COLLECTED DATA:
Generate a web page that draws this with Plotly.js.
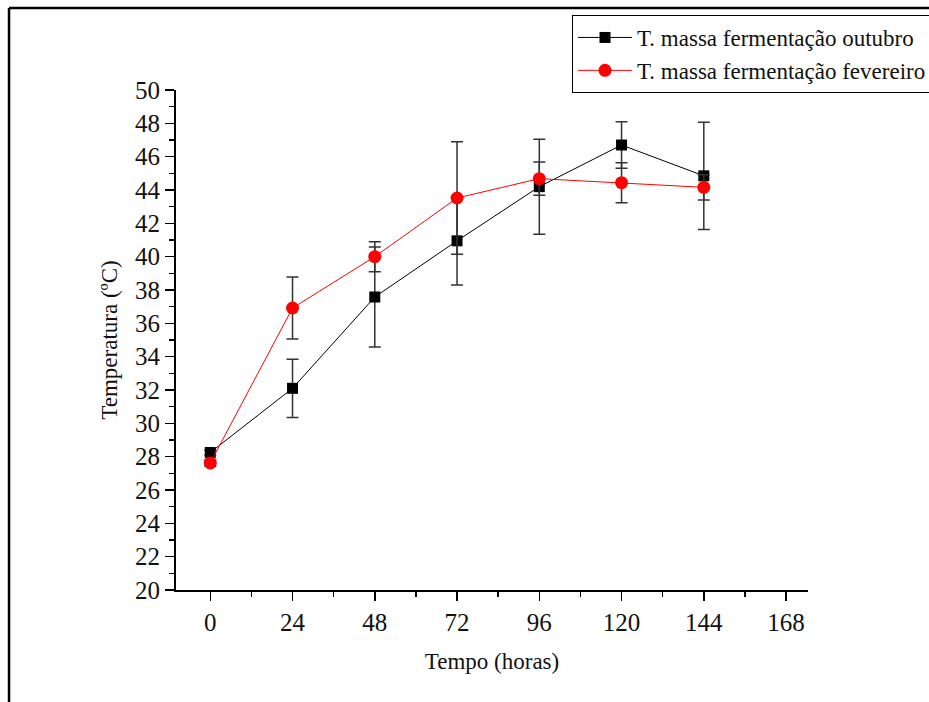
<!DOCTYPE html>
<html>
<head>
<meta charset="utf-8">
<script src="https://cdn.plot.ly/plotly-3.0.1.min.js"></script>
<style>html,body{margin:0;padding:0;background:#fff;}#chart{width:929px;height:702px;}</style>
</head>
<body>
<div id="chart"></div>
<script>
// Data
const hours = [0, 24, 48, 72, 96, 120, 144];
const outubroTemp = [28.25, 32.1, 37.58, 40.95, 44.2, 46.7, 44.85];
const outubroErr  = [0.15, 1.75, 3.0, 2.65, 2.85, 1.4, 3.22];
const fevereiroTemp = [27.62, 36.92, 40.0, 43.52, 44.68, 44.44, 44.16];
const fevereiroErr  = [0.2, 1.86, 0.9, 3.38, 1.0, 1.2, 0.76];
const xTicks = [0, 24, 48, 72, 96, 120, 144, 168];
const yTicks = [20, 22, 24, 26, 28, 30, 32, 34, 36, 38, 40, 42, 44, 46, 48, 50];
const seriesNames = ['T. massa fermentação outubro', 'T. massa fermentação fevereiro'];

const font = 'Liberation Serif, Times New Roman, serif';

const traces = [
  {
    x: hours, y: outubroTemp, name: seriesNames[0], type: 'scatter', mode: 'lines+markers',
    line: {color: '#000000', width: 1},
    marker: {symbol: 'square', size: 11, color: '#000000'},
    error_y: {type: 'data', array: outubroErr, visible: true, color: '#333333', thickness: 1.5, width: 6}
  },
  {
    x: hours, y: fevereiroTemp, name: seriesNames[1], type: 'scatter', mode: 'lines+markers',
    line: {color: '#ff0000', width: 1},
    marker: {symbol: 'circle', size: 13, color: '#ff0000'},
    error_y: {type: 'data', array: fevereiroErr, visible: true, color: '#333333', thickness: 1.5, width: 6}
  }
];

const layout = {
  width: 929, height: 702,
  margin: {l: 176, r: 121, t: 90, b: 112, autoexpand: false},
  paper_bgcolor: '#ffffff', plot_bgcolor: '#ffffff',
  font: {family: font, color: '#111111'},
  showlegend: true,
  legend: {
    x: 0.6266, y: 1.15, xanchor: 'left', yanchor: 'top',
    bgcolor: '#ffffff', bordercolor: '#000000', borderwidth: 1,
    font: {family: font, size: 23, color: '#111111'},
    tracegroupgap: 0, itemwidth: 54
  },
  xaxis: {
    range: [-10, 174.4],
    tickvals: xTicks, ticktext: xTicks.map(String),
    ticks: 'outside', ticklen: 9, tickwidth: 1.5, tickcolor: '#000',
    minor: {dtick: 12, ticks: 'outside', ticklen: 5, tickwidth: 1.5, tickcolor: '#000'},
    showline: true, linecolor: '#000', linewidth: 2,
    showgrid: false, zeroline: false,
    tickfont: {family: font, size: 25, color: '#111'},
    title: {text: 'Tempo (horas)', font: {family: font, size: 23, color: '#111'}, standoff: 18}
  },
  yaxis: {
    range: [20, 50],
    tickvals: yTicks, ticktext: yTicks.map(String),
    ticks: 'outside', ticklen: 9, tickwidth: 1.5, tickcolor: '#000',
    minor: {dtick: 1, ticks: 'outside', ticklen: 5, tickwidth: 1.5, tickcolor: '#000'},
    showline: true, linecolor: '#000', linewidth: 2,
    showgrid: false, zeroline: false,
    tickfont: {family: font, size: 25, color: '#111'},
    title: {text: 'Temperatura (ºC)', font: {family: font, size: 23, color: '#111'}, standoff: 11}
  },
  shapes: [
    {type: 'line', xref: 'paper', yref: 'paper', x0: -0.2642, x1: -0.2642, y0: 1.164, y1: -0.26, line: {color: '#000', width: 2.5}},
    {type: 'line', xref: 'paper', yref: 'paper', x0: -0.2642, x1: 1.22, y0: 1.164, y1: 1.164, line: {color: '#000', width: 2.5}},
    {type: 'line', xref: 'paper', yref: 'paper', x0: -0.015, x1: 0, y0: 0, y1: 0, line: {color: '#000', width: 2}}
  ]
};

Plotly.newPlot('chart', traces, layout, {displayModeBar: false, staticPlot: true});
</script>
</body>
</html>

PROBLEM DESCRIPTION: Take the listing and print it again exactly, but without any pictures.

CORRECT ANSWER:
Generate a web page that draws this with Plotly.js.
<!DOCTYPE html>
<html>
<head>
<meta charset="utf-8">
<script src="https://cdn.plot.ly/plotly-3.0.1.min.js"></script>
<style>html,body{margin:0;padding:0;background:#fff;}#chart{width:929px;height:702px;}</style>
</head>
<body>
<div id="chart"></div>
<script>
// Data
const hours = [0, 24, 48, 72, 96, 120, 144];
const outubroTemp = [28.25, 32.1, 37.58, 40.95, 44.2, 46.7, 44.85];
const outubroErr  = [0.15, 1.75, 3.0, 2.65, 2.85, 1.4, 3.22];
const fevereiroTemp = [27.62, 36.92, 40.0, 43.52, 44.68, 44.44, 44.16];
const fevereiroErr  = [0.2, 1.86, 0.9, 3.38, 1.0, 1.2, 0.76];
const xTicks = [0, 24, 48, 72, 96, 120, 144, 168];
const yTicks = [20, 22, 24, 26, 28, 30, 32, 34, 36, 38, 40, 42, 44, 46, 48, 50];
const seriesNames = ['T. massa fermentação outubro', 'T. massa fermentação fevereiro'];

const font = 'Liberation Serif, Times New Roman, serif';

const traces = [
  {
    x: hours, y: outubroTemp, name: seriesNames[0], type: 'scatter', mode: 'lines+markers',
    line: {color: '#000000', width: 1},
    marker: {symbol: 'square', size: 11, color: '#000000'},
    error_y: {type: 'data', array: outubroErr, visible: true, color: '#333333', thickness: 1.5, width: 6}
  },
  {
    x: hours, y: fevereiroTemp, name: seriesNames[1], type: 'scatter', mode: 'lines+markers',
    line: {color: '#ff0000', width: 1},
    marker: {symbol: 'circle', size: 13, color: '#ff0000'},
    error_y: {type: 'data', array: fevereiroErr, visible: true, color: '#333333', thickness: 1.5, width: 6}
  }
];

const layout = {
  width: 929, height: 702,
  margin: {l: 176, r: 121, t: 90, b: 112, autoexpand: false},
  paper_bgcolor: '#ffffff', plot_bgcolor: '#ffffff',
  font: {family: font, color: '#111111'},
  showlegend: true,
  legend: {
    x: 0.6266, y: 1.15, xanchor: 'left', yanchor: 'top',
    bgcolor: '#ffffff', bordercolor: '#000000', borderwidth: 1,
    font: {family: font, size: 23, color: '#111111'},
    tracegroupgap: 0, itemwidth: 54
  },
  xaxis: {
    range: [-10, 174.4],
    tickvals: xTicks, ticktext: xTicks.map(String),
    ticks: 'outside', ticklen: 9, tickwidth: 1.5, tickcolor: '#000',
    minor: {dtick: 12, ticks: 'outside', ticklen: 5, tickwidth: 1.5, tickcolor: '#000'},
    showline: true, linecolor: '#000', linewidth: 2,
    showgrid: false, zeroline: false,
    tickfont: {family: font, size: 25, color: '#111'},
    title: {text: 'Tempo (horas)', font: {family: font, size: 23, color: '#111'}, standoff: 18}
  },
  yaxis: {
    range: [20, 50],
    tickvals: yTicks, ticktext: yTicks.map(String),
    ticks: 'outside', ticklen: 9, tickwidth: 1.5, tickcolor: '#000',
    minor: {dtick: 1, ticks: 'outside', ticklen: 5, tickwidth: 1.5, tickcolor: '#000'},
    showline: true, linecolor: '#000', linewidth: 2,
    showgrid: false, zeroline: false,
    tickfont: {family: font, size: 25, color: '#111'},
    title: {text: 'Temperatura (ºC)', font: {family: font, size: 23, color: '#111'}, standoff: 11}
  },
  shapes: [
    {type: 'line', xref: 'paper', yref: 'paper', x0: -0.2642, x1: -0.2642, y0: 1.164, y1: -0.26, line: {color: '#000', width: 2.5}},
    {type: 'line', xref: 'paper', yref: 'paper', x0: -0.2642, x1: 1.22, y0: 1.164, y1: 1.164, line: {color: '#000', width: 2.5}},
    {type: 'line', xref: 'paper', yref: 'paper', x0: -0.015, x1: 0, y0: 0, y1: 0, line: {color: '#000', width: 2}}
  ]
};

Plotly.newPlot('chart', traces, layout, {displayModeBar: false, staticPlot: true});
</script>
</body>
</html>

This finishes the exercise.